I came of age in the 1950s, the golden age of television. Of course, I was a charter member of The Mickey Mouse Club. On Saturday mornings, I watched cartoons; on Sunday, it was ABC’s Wide World of Sports, Mutual of Omaha’s Wild Kingdom, and the jewel in the crown, The Wonderful World of Disney. There were classic sitcoms like I Love Lucy and Sgt. Bilko; adventures like Sky King and Sgt. Preston of the Yukon; westerns like Hopalong Cassidy, The Lone Ranger, even the saccharin Roy Rodgers and Dale Evans Show.
But nothing compared to the Howdy Doody Show. Ta-ra-ra-boom-de-ay! What a cast of characters we adored from the Peanut Gallery: the old string-puller himself, Buffalo Bob Smith; the silent Clarabell (played by Bob Keeshan who later went on to fame and fortune as Captain Kangaroo) armed with his honking horn and seltzer bottle; Chief Thunderthud (Kowabonga!) and the exotic Princess Summerfallwinterspring; Dilly Dally; the curious combination of eight animals called Flub-a-dub; and serving as the mayor of all this mayhem in Doodyville, Phineas T. Bluster.
Mr. Bluster was a lovable old curmudgeon, the marionette answer to the old guy that yelled at my friends and me when we ran through his backyard or the guy that jumped out of his car and chased us after we pelted him with snowballs. But at his core, Mr. Bluster was just that: bluster. Nobody took him very seriously and when Howdy finally went dark in 1960, we thought we had seen the last of him.

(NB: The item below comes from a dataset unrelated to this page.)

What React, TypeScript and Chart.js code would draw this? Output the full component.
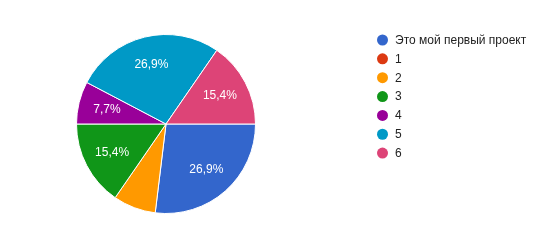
import React, { useEffect, useRef } from "react";
import { Chart, registerables } from "chart.js";

Chart.register(...registerables);

const categories = ["Это мой первый проект", "1", "2", "3", "4", "5", "6"];
const counts = [7, 0, 2, 4, 2, 7, 4];
const colors = ["#3366cc", "#dc3912", "#ff9900", "#109618", "#990099", "#0099c6", "#dd4477"];
const labelShown = [true, false, false, true, true, true, true];

const FONT = "'Liberation Sans', Arial, sans-serif";

const sliceLabels = {
  id: "sliceLabels",
  afterDatasetsDraw(chart: any) {
    const ctx = chart.ctx;
    const meta = chart.getDatasetMeta(0);
    const data = chart.data.datasets[0].data as number[];
    const total = data.reduce((a, b) => a + b, 0);
    ctx.save();
    ctx.font = `12px ${FONT}`;
    ctx.fillStyle = "#ffffff";
    ctx.textAlign = "center";
    ctx.textBaseline = "middle";
    meta.data.forEach((arc: any, i: number) => {
      if (!labelShown[i] || !data[i]) return;
      const { x, y, startAngle, endAngle, outerRadius } = arc.getProps(
        ["x", "y", "startAngle", "endAngle", "outerRadius"],
        true
      );
      const mid = (startAngle + endAngle) / 2;
      const r = outerRadius * 0.68;
      const txt = ((data[i] / total) * 100).toFixed(1).replace(".", ",") + "%";
      ctx.fillText(txt, x + Math.cos(mid) * r, y + Math.sin(mid) * r);
    });
    ctx.restore();
  },
};

const sideLegend = {
  id: "sideLegend",
  afterDraw(chart: any) {
    const ctx = chart.ctx;
    const labels = chart.data.labels as string[];
    const bg = chart.data.datasets[0].backgroundColor as string[];
    ctx.save();
    ctx.font = `12px ${FONT}`;
    ctx.textAlign = "left";
    ctx.textBaseline = "middle";
    labels.forEach((lab, i) => {
      const cy = 40 + i * 18.85;
      ctx.beginPath();
      ctx.arc(382.5, cy, 5.5, 0, Math.PI * 2);
      ctx.fillStyle = bg[i];
      ctx.fill();
      ctx.fillStyle = "#222222";
      ctx.fillText(lab, 395, cy + 0.5);
    });
    ctx.restore();
  },
};

export default function App() {
  const ref = useRef<HTMLCanvasElement>(null);
  useEffect(() => {
    if (!ref.current) return;
    const chart = new Chart(ref.current, {
      type: "pie",
      data: {
        labels: categories,
        datasets: [
          {
            data: counts,
            backgroundColor: colors,
            borderColor: "#ffffff",
            borderWidth: 1,
          },
        ],
      },
      options: {
        animation: false,
        responsive: false,
        rotation: 90,
        layout: { padding: { left: 76, right: 294, top: 34, bottom: 30 } },
        plugins: {
          legend: { display: false },
          tooltip: { enabled: false },
        },
      },
      plugins: [sliceLabels, sideLegend],
    });
    return () => chart.destroy();
  }, []);
  return (
    <div style={{ position: "fixed", left: 0, top: 0, width: 550, height: 244, background: "#fff" }}>
      <canvas ref={ref} width={550} height={244} style={{ width: 550, height: 244 }} />
    </div>
  );
}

Well, folks, he’s back and he’s running for President. Time has not mellowed him. In fact, venom has replaced bluster and that’s the least of it. Now Mr. Bluster is an old-time carney; a bully, a bigot, and a braggart; a demagogue, a misogynist, a xenophobe, and a hatemongerer, all wrapped into one. And like his puppet friend, Pinocchio, he’s come to life.
When he was mayor of Doodyville, Phineas T. Bluster couldn’t really do much harm. Back in those halcyon days, everything always came to good. That’s hardly the case now. A Blusterite throws a sucker punch and Phineas T promises to pay the legal bills. He belittles women and demonizes people of different colors and beliefs. He threatens riots if he doesn’t get his way. He promises to build a Great Wall of Bluster, to make America great again, and to put a baseball cap in every garage. This isn’t the Mr. Bluster I laughed at way back when; this Mr. Bluster scares me.
He scares me because of what he reveals about us as a people. It would be nice to think that Mr. Bluster is just an exception to the political truth of our time, but a few million Blusterites don’t see it that way. They revere him and in so doing, they expose a raw nerve, the dirty little secret in our souls. No matter how we may rail against him, Mr. Bluster is part of our collective consciousness. He didn’t come to life by accident; he bided his time in the national attic and when he deemed the moment right, he cut his strings and started blustering to beat the band.
Much as I loved the show, I hope it will never be Howdy Doody time again. Then again, maybe there is a new mayor in Doodyville, a kinder, gentler mayor than old Phineas T. Bluster. I certainly hope so. There’s really no place for bluster in government.
After careers in both international development (Special Olympics) and secondary education (Landon School), Jamie Kirkpatrick bought a home on the Eastern Shore in 2011. Now he’s a happily married freelance writer and photographer who plays golf and the bagpipes with equal facility. Jamie’s writing and photography have appeared in The Baltimore Sun and The Philadelphia Inquirer. He is currently at work on a new book called “Musing Right Along.
joe diamond says
Jamie,
I too remember those days. The TV had black and white images. American thought was like that. The good guys had won the war and all was right with the world. But now we have to do something about the problem in Doodyville. The other puppets are living quietly in retirement. As you point out, Mr. Bluster has cut his strings. He is doing and saying all manner of strange things. Nobody, including him, know what will happen next. Pulling the strings won’t work.
I know Buffalo Bob would never encourage his little buddies to use matches…….but maybe that is what it will take.
Kowabonga!
Joe
Bob Garson says
How wonderful! Brings me back to my own childhood. Unfortunately, Mr. Bluster has been reincarnated!